Arbitrary Code Execution via Malicious Model Pickles on Hugging Face Hub
Overview
A critical supply chain vulnerability was identified in the Hugging Face Hub ecosystem, allowing attackers to achieve remote code execution on victim machines. The attack vector abuses the Python `pickle` module, which is commonly used to serialize and deserialize machine learning models, particularly in formats like PyTorch's `pytorch_model.bin`. The pickle format is insecure by design and can be crafted to execute arbitrary code during deserialization. Attackers could upload a seemingly legitimate model to the Hub, but with a malicious pickled file. When a developer or MLOps pipeline downloads this model and loads it using standard code like `torch.load()`, the malicious payload executes with the permissions of the user's process. The risk was compounded by the Hub's feature allowing custom code (`custom_code=True`), which provided an even more direct path for execution. This vulnerability exposed thousands of developers who implicitly trust models from the public Hub, highlighting the need for model scanning and safer serialization formats. In response, Hugging Face implemented malware scanning and stronger warnings about trusting model repositories.
Affected Systems
Testing Guide
1. **Install Scanner**: Run `pip install picklescan`. 2. **Scan Model Files**: Run `picklescan -p /path/to/your/model/files/` against your locally downloaded model weights. 3. **Check Loading Code**: Audit your model loading code. If you are using `torch.load()` on a `.bin` or `.pth` file from an untrusted source, or using `trust_remote_code=True` with Hugging Face models, you are at risk.
Mitigation Steps
1. **Use `safetensors`**: Whenever possible, use the `safetensors` format for loading models (`from_safetensors=True`).
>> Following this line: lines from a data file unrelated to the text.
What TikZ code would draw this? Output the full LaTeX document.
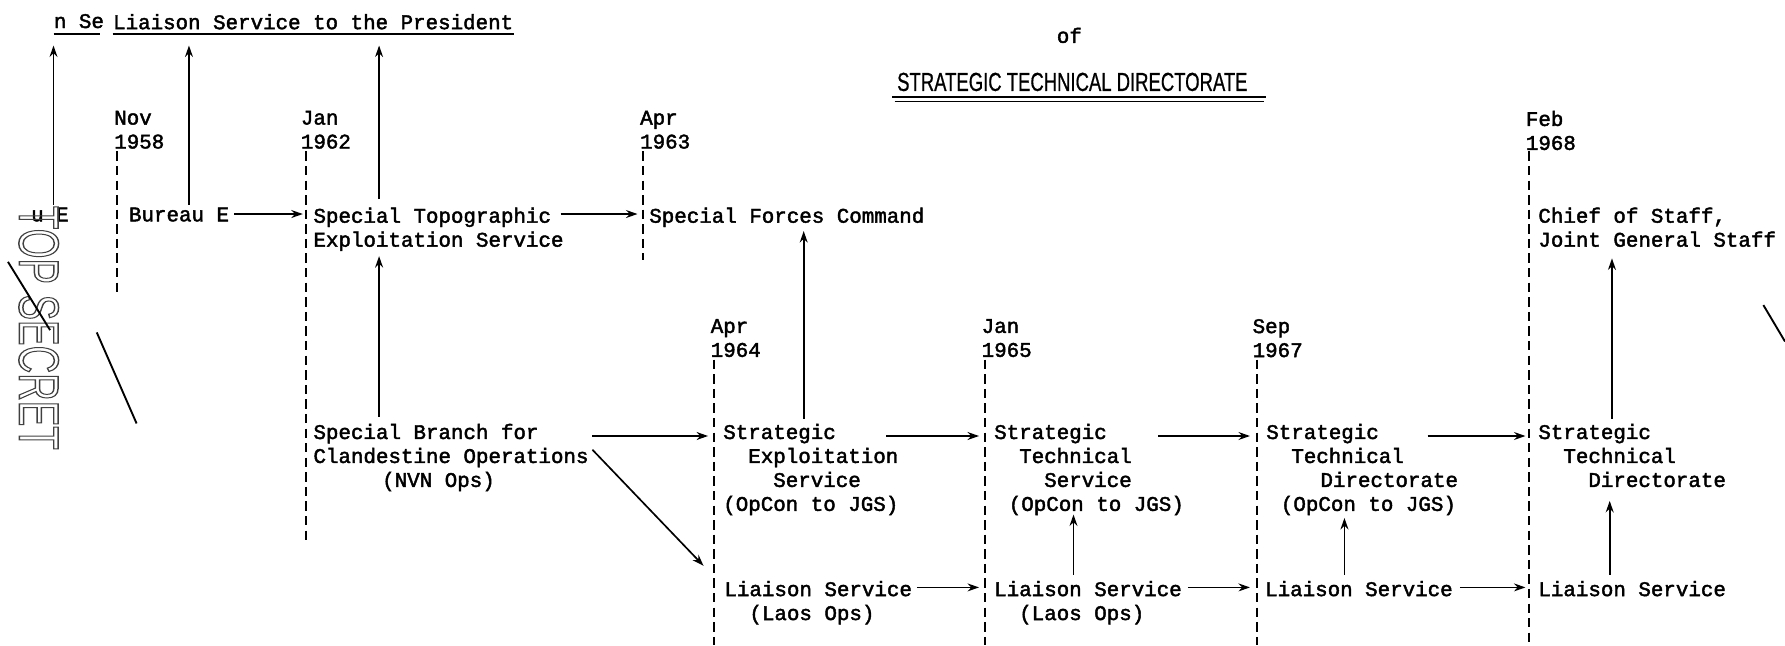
\documentclass[tikz,border=0pt]{standalone}
\usepackage{fontspec}
\usepackage{graphicx}
\newfontfamily\twfont[FakeBold=2]{Liberation Mono}
\newfontfamily\headfont[FakeBold=0.8]{Liberation Sans}
\newfontfamily\stampfont{Liberation Sans}
\usetikzlibrary{arrows.meta,calc}
\begin{document}
\begin{tikzpicture}[x=0.5464pt,y=-0.5464pt,
  tx/.style={anchor=north west,inner sep=0pt,align=left,font=\twfont\fontsize{10}{11.5}\selectfont},
  arr/.style={line width=0.8pt,-{Stealth[length=5.5pt,width=3.8pt]}},
  vline/.style={line width=0.85pt,dash pattern=on 4.5pt off 2.5pt},
  uline/.style={line width=0.75pt},
  slash/.style={line width=0.9pt}]
\useasboundingbox (0,0) rectangle (1568,567);

% header
\node[tx] (nSe) at (47,12) {n Se};
\node[tx] (lsp) at (99,12) {Liaison Service to the President};
\node[tx] (of) at (928,24) {of};
\node[anchor=center,inner sep=0pt,font=\headfont\fontsize{12.5}{14}\selectfont] (stdh) at (942,72) {\scalebox{0.71}[1]{STRATEGIC TECHNICAL DIRECTORATE}};
\draw[uline] ($(nSe.north west)+(0,18)$) -- ($(nSe.north east)+(-4,18)$);
\draw[uline] ($(lsp.north west)+(0,18)$) -- ($(lsp.north east)+(0,18)$);
\draw[line width=0.9pt] ($(stdh.south west)+(-4,5)$) -- ($(stdh.south east)+(16,5)$);
\draw[line width=0.5pt] ($(stdh.south west)+(-2,9)$) -- ($(stdh.south east)+(14,9)$);

% dates
\node[tx] (d58) at (100,97) {Nov\\1958};
\node[tx] (d62) at (264,97) {Jan\\1962};
\node[tx] (d63) at (562,97) {Apr\\1963};
\node[tx] (d68) at (1340,97) {Feb\\1968};
\node[tx] (d64) at (624,280) {Apr\\1964};
\node[tx] (d65) at (862,280) {Jan\\1965};
\node[tx] (d67) at (1100,280) {Sep\\1967};

\draw[vline] ($(d58.north west)+(3,36)$) -- +(0,125);
\draw[vline] ($(d62.north west)+(5,36)$) -- +(0,345);
\draw[vline] ($(d63.north west)+(3,36)$) -- +(0,95);
\draw[vline] ($(d68.north west)+(3,36)$) -- +(0,434);
\draw[vline] ($(d64.north west)+(3,36)$) -- +(0,251);
\draw[vline] ($(d65.north west)+(3,36)$) -- +(0,251);
\draw[vline] ($(d67.north west)+(4,36)$) -- +(0,251);

% top row
\node[tx] (bu0) at (27,182) {u E};
\node[tx] (bue) at (113,182) {Bureau E};
\node[tx] (stes) at (275,182) {Special Topographic\\Exploitation Service};
\node[tx] (sfc) at (570,182) {Special Forces Command};
\node[tx] (cos) at (1351,182) {Chief of Staff,\\Joint General Staff};

% middle row
\node[tx] (sbco) at (275,372) {Special Branch for\\Clandestine Operations\\\hspace*{33pt}(NVN Ops)};
\node[tx] (ses) at (635,372) {Strategic\\\hspace*{12pt}Exploitation\\\hspace*{24pt}Service\\(OpCon to JGS)};
\node[tx] (sts) at (873,372) {Strategic\\\hspace*{12pt}Technical\\\hspace*{24pt}Service\\\hspace*{7pt}(OpCon to JGS)};
\node[tx] (std67) at (1112,372) {Strategic\\\hspace*{12pt}Technical\\\hspace*{26pt}Directorate\\\hspace*{7pt}(OpCon to JGS)};
\node[tx] (std68) at (1351,372) {Strategic\\\hspace*{12pt}Technical\\\hspace*{24pt}Directorate};

% bottom row
\node[tx] (ls64) at (636,510) {Liaison Service\\\hspace*{12pt}(Laos Ops)};
\node[tx] (ls65) at (873,510) {Liaison Service\\\hspace*{12pt}(Laos Ops)};
\node[tx] (ls67) at (1111,510) {Liaison Service};
\node[tx] (ls68) at (1351,510) {Liaison Service};

% upward arrows to the President
\draw[arr] ($(bu0.north west)+(20,-2)$) -- ($(nSe.north west)+(0,28)$);
\draw[arr] ($(bue.north west)+(53,-2)$) -- ($(lsp.north west)+(67,28)$);
\draw[arr] ($(stes.north west)+(58,-7)$) -- ($(lsp.north west)+(234,28)$);

% other upward arrows
\draw[arr] ($(sbco.north west)+(58,-6)$) -- ($(stes.north west)+(58,43)$);
\draw[arr] ($(ses.north west)+(71,-4)$) -- ($(sfc.north west)+(136,21)$);
\draw[arr] ($(std68.north west)+(65,-4)$) -- ($(cos.north west)+(65,45)$);
\draw[arr] ($(ls65.north west)+(70,-5)$) -- ($(sts.north west)+(70,80)$);
\draw[arr] ($(ls67.north west)+(70,-5)$) -- ($(std67.north west)+(69,83)$);
\draw[arr] ($(ls68.north west)+(63,-5)$) -- ($(std68.north west)+(63,68)$);

% horizontal arrows
\draw[arr] ($(bue.north east)+(4,6)$) -- ($(stes.north west)+(-9,6)$);
\draw[arr] ($(stes.north east)+(-3,6)$) -- ($(sfc.north west)+(-10,6)$);
\draw[arr] ($(sbco.north east)+(3,11)$) -- ($(ses.north west)+(-13,11)$);
\draw[arr] ($(sbco.north east)+(3,23)$) -- ($(ls64.north west)+(-18,-13)$);
\draw[arr] ($(ses.north east)+(-11,11)$) -- ($(sts.north west)+(-13,11)$);
\draw[arr] ($(sts.north east)+(-23,11)$) -- ($(std67.north west)+(-14,11)$);
\draw[arr] ($(std67.north east)+(-27,11)$) -- ($(std68.north west)+(-11,11)$);
\draw[arr] ($(ls64.north east)+(4,6)$) -- ($(ls65.north west)+(-13,6)$);
\draw[arr] ($(ls65.north east)+(5,6)$) -- ($(ls67.north west)+(-13,6)$);
\draw[arr] ($(ls67.north east)+(6,6)$) -- ($(ls68.north west)+(-11,6)$);

% stamp
\node[rotate=-90,inner sep=0pt,text=black!75,font=\stampfont\fontsize{27}{27}\selectfont] (stamp) at (34,288) {\special{pdf:literal direct 1 Tr 0.7 w}\scalebox{0.68}[1]{TOP SECRET}\special{pdf:literal direct 0 Tr}};
\draw[slash] (7,230) -- (44,290);
\draw[slash] (85,292) -- (120,372);
\draw[slash] (1549,268) -- (1568,300);
\end{tikzpicture}
\end{document}
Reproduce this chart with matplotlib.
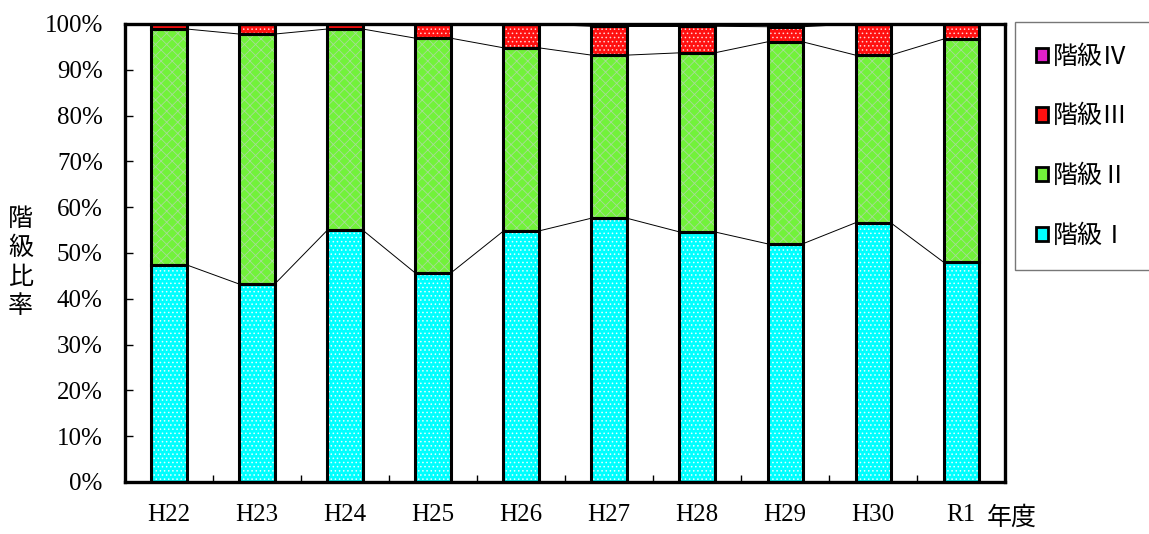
import matplotlib
matplotlib.use("Agg")
import matplotlib.pyplot as plt
from matplotlib.patches import Patch
import numpy as np

# data (percent of total)
years = ["H22", "H23", "H24", "H25", "H26", "H27", "H28", "H29", "H30", "R1"]
kyu1 = [47.4, 43.2, 55.0, 45.6, 54.8, 57.6, 54.6, 52.0, 56.6, 48.0]
kyu2 = [51.5, 54.6, 43.9, 51.3, 40.0, 35.6, 39.1, 44.1, 36.6, 48.7]
kyu4 = [0, 0, 0, 0, 0, 0.5, 0.5, 0.6, 0, 0]
kyu3 = [100 - a - b - d for a, b, d in zip(kyu1, kyu2, kyu4)]

names = ["階級Ⅰ", "階級Ⅱ", "階級Ⅲ", "階級Ⅳ"]
colors = ["#00FFFF", "#72F23A", "#FF1010", "#E020C8"]
hatches = ["....", "xxx", "....", ""]
hatch_cols = ["#E0FFFF", "#A8DC98", "#FFD0D0", "white"]

jp = ["Noto Sans CJK JP", "DejaVu Sans"]
num_font = "Liberation Serif"

plt.rcParams["hatch.linewidth"] = 0.6

fig = plt.figure(figsize=(11.49, 5.34), dpi=100)
ax = fig.add_axes([0.1088, 0.0974, 0.766, 0.8577])

x = np.arange(len(years))
w = 0.4
series = [kyu1, kyu2, kyu3, kyu4]
bottom = np.zeros(len(years))
tops = []
for vals, c, h, hc in zip(series, colors, hatches, hatch_cols):
    vals = np.array(vals)
    ax.bar(x, vals, w, bottom=bottom, color=c, hatch=h, edgecolor=hc, linewidth=0, zorder=2)
    ax.bar(x, vals, w, bottom=bottom, fill=False, edgecolor="black", linewidth=2.2, zorder=3)
    bottom = bottom + vals
    tops.append(bottom.copy())

# series lines between bars
for t in tops[:3]:
    for i in range(len(years) - 1):
        ax.plot([x[i] + w / 2, x[i + 1] - w / 2], [t[i], t[i + 1]], color="black", lw=0.7, zorder=1)

ax.set_xlim(-0.5, len(years) - 0.5)
ax.set_ylim(0, 100)
ax.set_yticks(np.arange(0, 101, 10))
ax.set_yticklabels([f"{v}%" for v in range(0, 101, 10)], fontfamily=num_font, fontsize=18)
ax.set_xticks(x)
ax.set_xticklabels(years, fontfamily=num_font, fontsize=18)
ax.set_xticks(np.arange(0.5, len(years) - 1, 1), minor=True)
ax.tick_params(axis="x", which="major", length=0, pad=16)
ax.tick_params(axis="x", which="minor", direction="in", length=5, width=1)
ax.tick_params(axis="y", direction="in", length=6, width=1, pad=16)
for s in ax.spines.values():
    s.set_linewidth(2.4)

fig.text(0.018, 0.509, "階\n級\n比\n率", family=jp, fontsize=18, ha="center", va="center", linespacing=1.15)
fig.text(0.881, 0.03, "年度", family=jp, fontsize=18, ha="center", va="center")

handles = [Patch(facecolor=c, edgecolor="black", linewidth=2) for c in colors]
leg = fig.legend(handles[::-1], names[::-1], loc="upper left", bbox_to_anchor=(0.883, 0.958),
                 prop={"family": jp, "size": 18}, frameon=True, fancybox=False,
                 handlelength=0.5, handleheight=0.5, handletextpad=0.2,
                 labelspacing=1.35, borderpad=0.85, borderaxespad=0)
leg.get_frame().set_edgecolor("#555555")
leg.get_frame().set_linewidth(1)

fig.savefig("out.png", dpi=100)
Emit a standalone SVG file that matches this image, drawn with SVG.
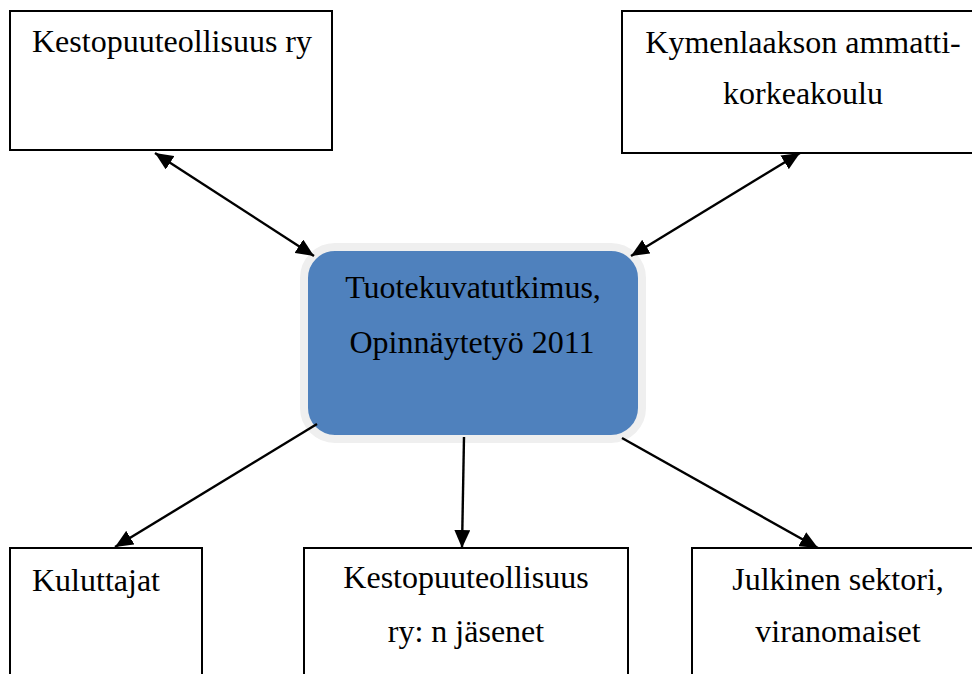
<svg xmlns="http://www.w3.org/2000/svg" width="972" height="674" viewBox="0 0 972 674">
<defs>
<style>
.box{fill:#ffffff;stroke:#000000;stroke-width:2}
.t{font-family:"Liberation Serif","Times New Roman",serif;font-size:32px;fill:#000000}
.c{text-anchor:middle}
.conn{stroke:#000000;stroke-width:2.4;fill:none}
</style>
<marker id="ah" viewBox="0 0 18 16" markerUnits="userSpaceOnUse" markerWidth="18" markerHeight="16" refX="18" refY="8" orient="auto-start-reverse">
<path d="M0,0 L18,8 L0,16 Z" fill="#000000"/>
</marker>
</defs>
<rect width="972" height="674" fill="#ffffff"/>
<g id="n-kestopuu">
<rect class="box" x="10" y="11" width="322" height="139"/>
<text class="t" x="32" y="52">Kestopuuteollisuus ry</text>
</g>
<g id="n-kyamk">
<rect class="box" x="622" y="11" width="362" height="142"/>
<text class="t c" x="803" y="53">Kymenlaakson ammatti-</text>
<text class="t c" x="803" y="104">korkeakoulu</text>
</g>
<g id="n-center">
<rect x="304" y="247" width="338" height="192" rx="31" ry="31" fill="#4F81BD" stroke="#EFEFEF" stroke-width="8"/>
<text class="t c" x="473" y="298">Tuotekuvatutkimus,</text>
<text class="t c" x="472" y="353">Opinnäytetyö 2011</text>
</g>
<g id="n-kuluttajat">
<rect class="box" x="10" y="548" width="192" height="140"/>
<text class="t" x="32" y="591">Kuluttajat</text>
</g>
<g id="n-jasenet">
<rect class="box" x="304" y="548" width="324" height="140"/>
<text class="t c" x="466" y="588">Kestopuuteollisuus</text>
<text class="t c" x="466" y="642">ry: n jäsenet</text>
</g>
<g id="n-julkinen">
<rect class="box" x="692" y="548" width="292" height="140"/>
<text class="t c" x="838" y="590">Julkinen sektori,</text>
<text class="t c" x="838" y="642">viranomaiset</text>
</g>
<g id="connectors">
<line class="conn" x1="155" y1="153" x2="314" y2="256" marker-start="url(#ah)" marker-end="url(#ah)"/>
<line class="conn" x1="800" y1="153" x2="631" y2="256" marker-start="url(#ah)" marker-end="url(#ah)"/>
<line class="conn" x1="317" y1="424" x2="115" y2="547" marker-end="url(#ah)"/>
<line class="conn" x1="464" y1="437" x2="462" y2="548" marker-end="url(#ah)"/>
<line class="conn" x1="622" y1="438" x2="818" y2="548" marker-end="url(#ah)"/>
</g>
</svg>
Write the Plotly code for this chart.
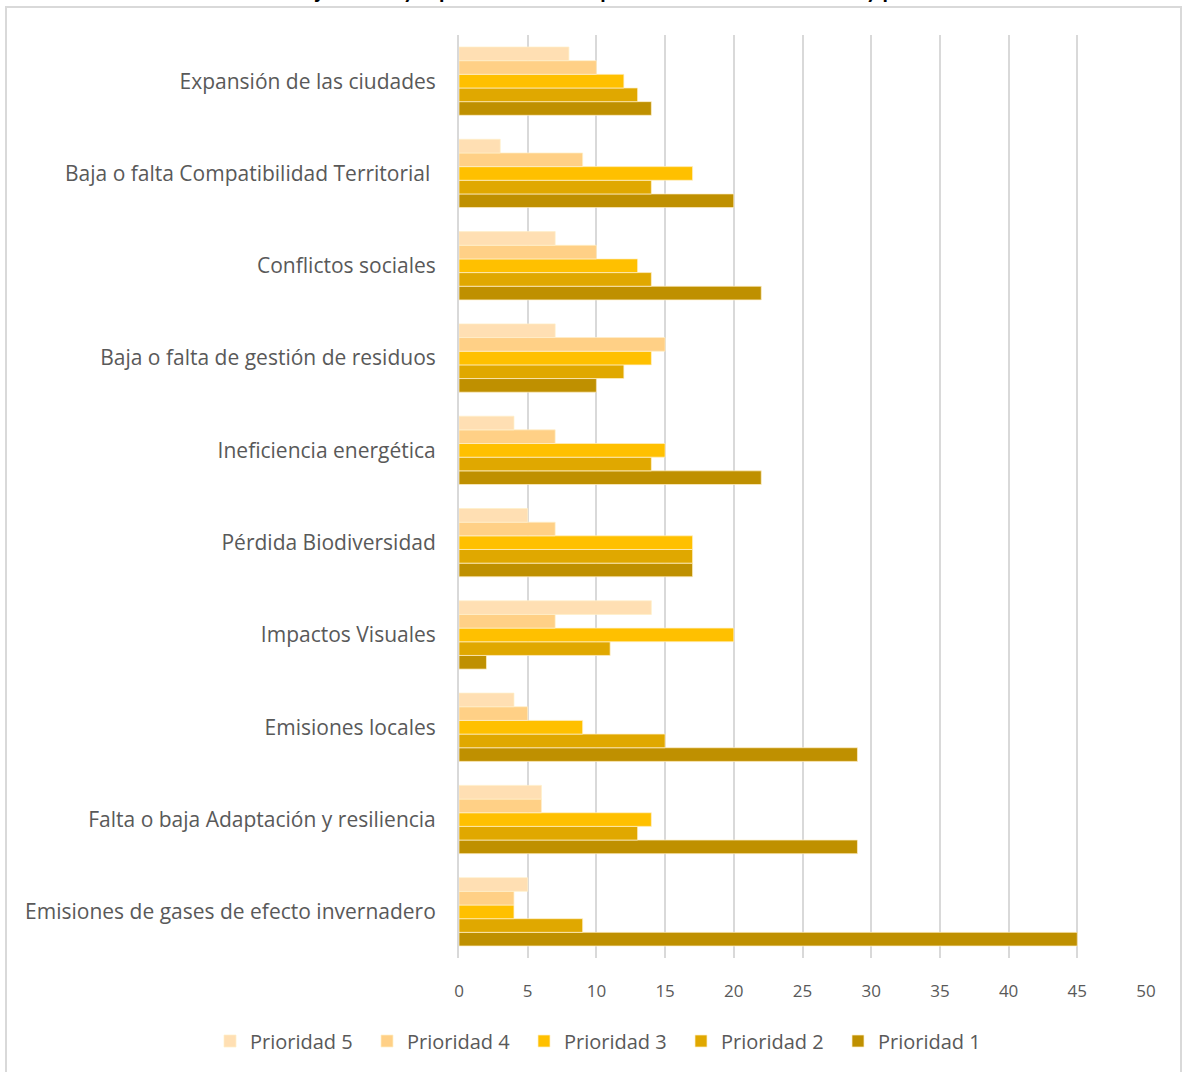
import plotly.graph_objects as go

# Categories listed bottom to top
categories = [
    "Emisiones de gases de efecto invernadero",
    "Falta o baja Adaptación y resiliencia",
    "Emisiones locales",
    "Impactos Visuales",
    "Pérdida Biodiversidad",
    "Ineficiencia energética",
    "Baja o falta de gestión de residuos",
    "Conflictos sociales",
    "Baja o falta Compatibilidad Territorial ",
    "Expansión de las ciudades",
]

prioridad_1 = [45, 29, 29, 2, 17, 22, 10, 22, 20, 14]
prioridad_2 = [9, 13, 15, 11, 17, 14, 12, 14, 14, 13]
prioridad_3 = [4, 14, 9, 20, 17, 15, 14, 13, 17, 12]
prioridad_4 = [4, 6, 5, 7, 7, 7, 15, 10, 9, 10]
prioridad_5 = [5, 6, 4, 14, 5, 4, 7, 7, 3, 8]

series_names = ["Prioridad 1", "Prioridad 2", "Prioridad 3", "Prioridad 4", "Prioridad 5"]
series_values = [prioridad_1, prioridad_2, prioridad_3, prioridad_4, prioridad_5]
colors = ["#BF9000", "#E0A800", "#FFC000", "#FFD086", "#FFDFB3"]

tick_vals = list(range(0, 51, 5))

title_text = "Gráfico 5: Ejes clave y representación de problemáticas ambientales y prioridades"

W, H = 1182, 1072
ml, mr, mt, mb = 459, 36, 35, 114
pw, ph = W - ml - mr, H - mt - mb

def px_x(p):
    return (p - ml) / pw

def px_y(p):
    return (H - mb - p) / ph

fig = go.Figure()
for name, vals, col in zip(series_names, series_values, colors):
    fig.add_trace(go.Bar(
        y=categories, x=vals, name=name, orientation="h",
        marker=dict(color=col, line=dict(color="rgba(255,240,200,0.9)", width=0.8)),
    ))

label_font = dict(family="'Open Sans', Lato, sans-serif", size=21, color="#595959")
legend_font = dict(family="'Open Sans', Lato, sans-serif", size=20, color="#595959")

fig.update_layout(
    width=W, height=H,
    margin=dict(l=ml, r=mr, t=mt, b=mb, autoexpand=False),
    paper_bgcolor="white", plot_bgcolor="white",
    barmode="group", bargap=0.26, bargroupgap=0,
    showlegend=True,
    legend=dict(
        orientation="h", traceorder="reversed",
        xref="paper", x=px_x(210), xanchor="left",
        y=px_y(1041), yanchor="middle",
        font=legend_font, itemwidth=30, entrywidth=112, entrywidthmode="pixels",
    ),
    xaxis=dict(
        range=[0, 50], tickvals=tick_vals, showgrid=True,
        gridcolor="#D9D9D9", gridwidth=2, zeroline=False,
        showline=False, ticks="outside", ticklen=18, tickcolor="rgba(0,0,0,0)",
        tickfont=dict(family="'Open Sans', Lato, sans-serif", size=17, color="#595959"),
        fixedrange=True,
    ),
    yaxis=dict(
        showgrid=False, zeroline=False, showline=True, linecolor="#D9D9D9", linewidth=2,
        ticks="outside", ticklen=17, tickcolor="rgba(0,0,0,0)",
        tickfont=label_font, automargin=False,
    ),
    shapes=[dict(
        type="rect", xref="paper", yref="paper",
        x0=px_x(6), x1=px_x(1181), y0=px_y(1085), y1=px_y(7),
        line=dict(color="#D9D9D9", width=2), fillcolor="rgba(0,0,0,0)", layer="below",
    )],
    annotations=[dict(
        text="<b>" + title_text + "</b>", xref="paper", x=px_x(598), xanchor="center",
        yref="paper", y=px_y(5), yanchor="bottom", showarrow=False,
        font=dict(family="Lato, sans-serif", size=22, color="#000000"),
    )],
)

fig.write_html("out.html")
It is a secure alternative to pickle that does not allow for arbitrary code execution. 2. **Scan Models**: Before loading any model from a public repository, use security scanners like `picklescan` to check for malicious payloads within pickle files. 3. **Disable Custom Code**: When loading models using the Hugging Face `transformers` library, explicitly set `trust_remote_code=False` to prevent the execution of custom code bundled with the model. 4. **Isolated Environments**: Always download and test new models in a sandboxed, network-isolated environment to contain any potential malicious activity.
Patch Details
Hugging Face introduced malware scanning and promotes the `safetensors` format as the default. The `trust_remote_code` flag now defaults to `False` in many loading methods.